O trecho mais hilário do diálogo, publicado com destaque em uma revista de informática de circulação nacional - Desencontros no ECAD (1996) - deu-se quando a funcionária do referido orgão insistiu que, como simples usuária da Internet, a menina não teria que pagar absolutamente nada por se utilizar das peças musicais de terceiros. E mais: que, neste caso, seria melhor que a menina pedisse para o representante da Internet (?!) vir diretamente ao escritório da instituição, alegando que "fica muito mais fácil negociar com uma empresa". A hilariedade - e a falta de conhecimento - atingiram o seu ápice quando a simpática funcionária afirmou que a assessoria jurídica do orgão já havia entrado na Justiça e que levaria a Internet ao banco dos réus por outros motivos (cá entre nós: haja banco !).

Na edição seguinte da mesma revista, a empresa responsável pela arrecadação de direitos autorais publicou uma carta, assinada pela sua Assessoria de Imprensa, prometendo estudar o assunto. De qualquer forma, a última resposta que o pai da menina, Juarez Ramos, teve foi a de que nada seria cobrado de ninguém da Internet, "pela controvérsia que isso poderia causar". Ainda assim, visando evitando dissabores futuros, Juarez conseguiu que uma rádio local assumisse o pagamento dos direitos autorais, caso fosse necessário.

Em e-mail dirigido diretamente à minha pessoa, Renata mostrou-se otimista quanto à repercurssão do assunto: "Serviu para ‘despertar’ muitas pessoas e mesmo empresas e entidades que tem o péssimo hábito de ‘piratear’ coisas como se isso fosse a coisa mais natural do mundo. Recebi muitos e-mails de pessoas (muitas delas, webmasters de empresas) que manifestavam ignorância a respeito deste assunto. Serviu também para que a imprensa se voltasse para o tema e publicasse artigos a respeito. Na verdade, a Internet, bem como tudo a ela ligada, é coisa nova e ainda causa perplexidade. E a Lei brasileira não prevê este tipo de violação de direitos". Ainda segundo ela, "a Internet veio trazendo consigo a necessidade de uma nova ética. Uma ética que cultive valores humanos superiores, onde assuntos aparentemente banais, como o uso de músicas numa simples home page, pode fazer brotar nas pessoas o senso do respeito ao trabalho alheio".
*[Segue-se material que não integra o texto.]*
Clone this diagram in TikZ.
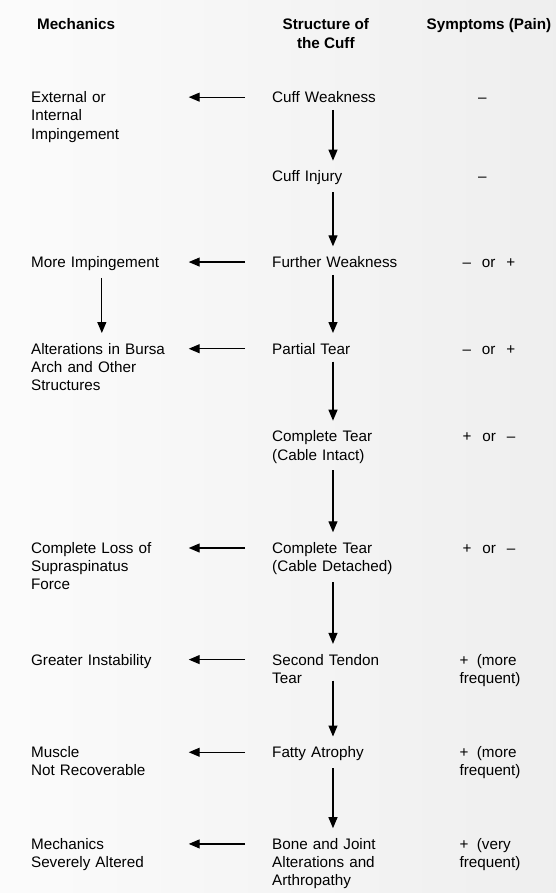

E esta é realmente a palavra-chave que melhor define este assunto: respeito. Definitivamente, é preciso que as leis relativas aos direitos autorais sejam revistas e adaptadas aos sistemas on line com a máxima urgência possível, sob pena de presenciarmos uma forma totalmente nociva (ainda que não intencional) de democratização das informações.